I am writing so many things. There is a book review on a book I finished a week ago, a new book review that looms with the second half of the book I'm reading now. There is a letter over two months old, a story due tonight, at the latest. I just wrote an email and sent it off to its destination, which is to say I sent it to the third floor of this office building. In these cases, I am a writer. I write, I form words, string them together, send them along. But in so many other ways I am less a writer than I have ever been.
In college, I lived in a tiny room that got the most heat in the winter and the least breezes in the summer. The closet was large, but the room itself barely housed my twin bed, bookshelf, and desk. I lit my little cove with a lamp, and sometimes I'd sit for hours in front of my typewriter, hacking away at printer paper I stole from my roommate whose printer was out of ink anyway. I loved that apartment, that room, that space, that time, those hours. That confidence and promise that what I was writing was not so much good as on its way to being good. Being something, finished. I haven't had that confidence in a while. I've even stopped lying to myself that I'll wake up early in the morning to write. I sleep past my last alarm, roll out of bed well after the sun has begun its ascent.
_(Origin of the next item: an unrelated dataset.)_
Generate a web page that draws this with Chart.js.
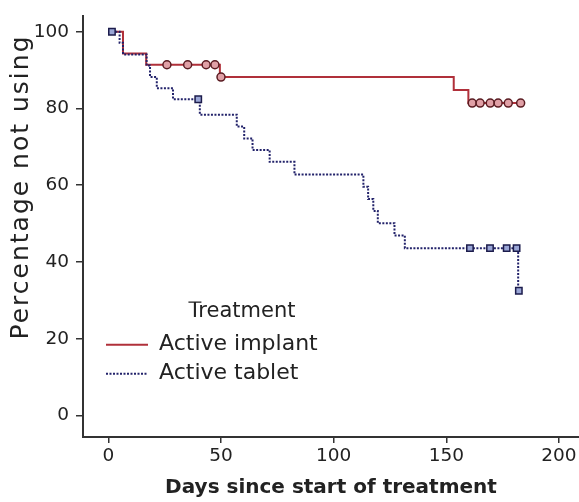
<!DOCTYPE html>
<html>
<head>
<meta charset="utf-8">
<script src="https://cdn.jsdelivr.net/npm/chart.js@4.4.1/dist/chart.umd.min.js"></script>
<style>
  html, body { margin: 0; padding: 0; background: #ffffff; }
  #wrap { width: 579px; height: 502px; position: relative; }
</style>
</head>
<body>
<div id="wrap"><canvas id="km"></canvas></div>
<script>
// Kaplan–Meier curves: percentage of participants not using, by treatment arm

const treatments = ['Active implant', 'Active tablet'];

// Implant arm: step times (days) and percentage after each step
const implantDays = [0, 6.5, 16.8, 49.5, 153.3, 159.8, 183];
const implantPct  = [100, 94.3, 91.4, 88.2, 84.8, 81.4, 81.4];
// Implant arm: censored observations
const implantCensorDays = [26, 35.2, 43.4, 47.3, 50, 161.5, 165, 169.5, 173, 177.5, 183];
const implantCensorPct  = [91.4, 91.4, 91.4, 91.4, 88.2, 81.4, 81.4, 81.4, 81.4, 81.4, 81.4];

// Tablet arm: step times (days) and percentage after each step
const tabletDays = [0, 5, 6.5, 17, 18.5, 21.5, 28.7, 40.6, 57, 60.3, 64, 71.6, 82.6,
                    113.2, 115.3, 117.6, 119.6, 127, 131.6, 181.9];
const tabletPct  = [100, 97.1, 94.1, 91.2, 88.2, 85.3, 82.4, 78.4, 75.3, 72.2, 69.2, 66.1, 62.8,
                    59.6, 56.4, 53.3, 50.1, 46.9, 43.6, 32.5];
// Tablet arm: censored observations
const tabletCensorDays = [1.6, 39.9, 160.5, 169.4, 176.8, 181.2, 182.2];
const tabletCensorPct  = [100, 82.4, 43.6, 43.6, 43.6, 43.6, 32.5];

const xTicks = [0, 50, 100, 150, 200];
const yTicks = [0, 20, 40, 60, 80, 100];

const pts = (xs, ys) => xs.map((x, i) => ({ x: x, y: ys[i] }));

const AXIS = '#333333';
const TEXT = '#222222';
const RED = '#b0303a';
const NAVY = '#22226a';
const FONT = 'DejaVu Sans';

// Wider spacing and a slightly raised position for the vertical axis title
const yTitleStyle = {
  id: 'yTitleStyle',
  beforeDraw(chart) {
    const s = chart.scales.y;
    if (s._styledTitle) return;
    const draw = s.drawTitle;
    s.drawTitle = function () {
      const ctx = this.ctx;
      ctx.save();
      ctx.translate(0, -39.5);
      if ('letterSpacing' in ctx) ctx.letterSpacing = '2px';
      draw.call(this);
      ctx.restore();
    };
    s._styledTitle = true;
  }
};

// Place the legend block inside the plot, lower left
const legendBox = {
  id: 'legendBox',
  afterLayout(chart) {
    const lg = chart.legend;
    lg.left = 99;
    lg.top = 301.5;
    lg.width = 286;
    lg.right = lg.left + lg.width;
    lg.height = 120;
    lg.bottom = lg.top + lg.height;
  }
};

new Chart(document.getElementById('km'), {
  type: 'line',
  data: {
    datasets: [
      {
        label: treatments[0],
        data: pts(implantDays, implantPct),
        stepped: 'before',
        borderColor: RED,
        borderWidth: 2,
        pointRadius: 0,
        fill: false,
        order: 3
      },
      {
        label: treatments[1],
        data: pts(tabletDays, tabletPct),
        stepped: 'before',
        borderColor: NAVY,
        borderWidth: 2,
        borderDash: [2, 1.5],
        pointRadius: 0,
        fill: false,
        order: 2
      },
      {
        label: treatments[0] + ' (censored)',
        data: pts(implantCensorDays, implantCensorPct),
        showLine: false,
        pointStyle: 'circle',
        pointRadius: 4,
        pointBorderWidth: 1.5,
        pointBorderColor: '#5a1c22',
        pointBackgroundColor: '#e0a0a6',
        order: 1
      },
      {
        label: treatments[1] + ' (censored)',
        data: pts(tabletCensorDays, tabletCensorPct),
        showLine: false,
        pointStyle: 'rect',
        pointRadius: 4.5,
        pointBorderWidth: 1.5,
        pointBorderColor: '#1c1c4c',
        pointBackgroundColor: '#9aa6d6',
        order: 0
      }
    ]
  },
  options: {
    responsive: true,
    maintainAspectRatio: false,
    animation: false,
    devicePixelRatio: 1,
    layout: { autoPadding: false, padding: { top: 16, right: 0, bottom: 0, left: 0 } },
    plugins: {
      tooltip: { enabled: false },
      legend: {
        display: true,
        position: 'chartArea',
        align: 'start',
        title: {
          display: true,
          text: 'Treatment',
          position: 'center',
          color: TEXT,
          font: { family: FONT, size: 21 },
          padding: 0
        },
        labels: {
          filter: (item) => item.datasetIndex < 2,
          sort: (a, b) => a.datasetIndex - b.datasetIndex,
          generateLabels: (chart) => {
            const items = Chart.defaults.plugins.legend.labels.generateLabels(chart);
            items.forEach((it) => {
              const ds = chart.data.datasets[it.datasetIndex];
              it.lineDash = ds.borderDash || [];
              it.strokeStyle = ds.borderColor;
              it.lineWidth = ds.borderWidth;
            });
            return items;
          },
          usePointStyle: true,
          pointStyle: 'line',
          pointStyleWidth: 42,
          padding: 7,
          color: TEXT,
          font: { family: FONT, size: 22 }
        }
      }
    },
    scales: {
      x: {
        type: 'linear',
        min: -11.25,
        max: 208.9,
        afterBuildTicks: (s) => { s.ticks = xTicks.map((v) => ({ value: v })); },
        afterFit: (s) => { s.height = 65; s.paddingLeft = 0; s.paddingRight = 0; },
        grid: { display: true, drawOnChartArea: false, drawTicks: true, tickLength: 6, color: AXIS, lineWidth: 1.5 },
        border: { display: true, color: AXIS, width: 2 },
        ticks: { color: TEXT, font: { family: FONT, size: 18.5 }, padding: 2, maxRotation: 0, autoSkip: false },
        title: {
          display: true,
          text: 'Days since start of treatment',
          color: TEXT,
          font: { family: FONT, size: 20, weight: 'bold' },
          padding: { top: 0, bottom: 2 }
        }
      },
      y: {
        type: 'linear',
        min: -5.6,
        max: 104.1,
        afterBuildTicks: (s) => { s.ticks = yTicks.map((v) => ({ value: v })); },
        afterFit: (s) => { s.width = 83; s.paddingTop = 0; s.paddingBottom = 0; },
        grid: { display: true, drawOnChartArea: false, drawTicks: true, tickLength: 7, color: AXIS, lineWidth: 1.5 },
        border: { display: true, color: AXIS, width: 2 },
        ticks: { color: TEXT, font: { family: FONT, size: 18.5 }, padding: 7 },
        title: {
          display: true,
          text: 'Percentage not using',
          color: TEXT,
          font: { family: FONT, size: 25 },
          padding: { top: 6, bottom: 0 }
        }
      }
    }
  },
  plugins: [yTitleStyle, legendBox]
});
</script>
</body>
</html>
Mike jokes sometimes that it's his fault, makes an exaggerated frown that ruffles the whisks of facial hair in the places that it bothers to grow. I always reassure him, No, it isn't you. And it isn't. And I'm happier; by the day, I have new and newer reasons to be happy. But I am wondering how far I will go away from that girl cooped up in her $500 closet of a room, with a budget item solely for typewriter ribbon. I miss her everyday. I think she'd like it here.
PS - That's my nook up there, my old roommate with the inkless printer.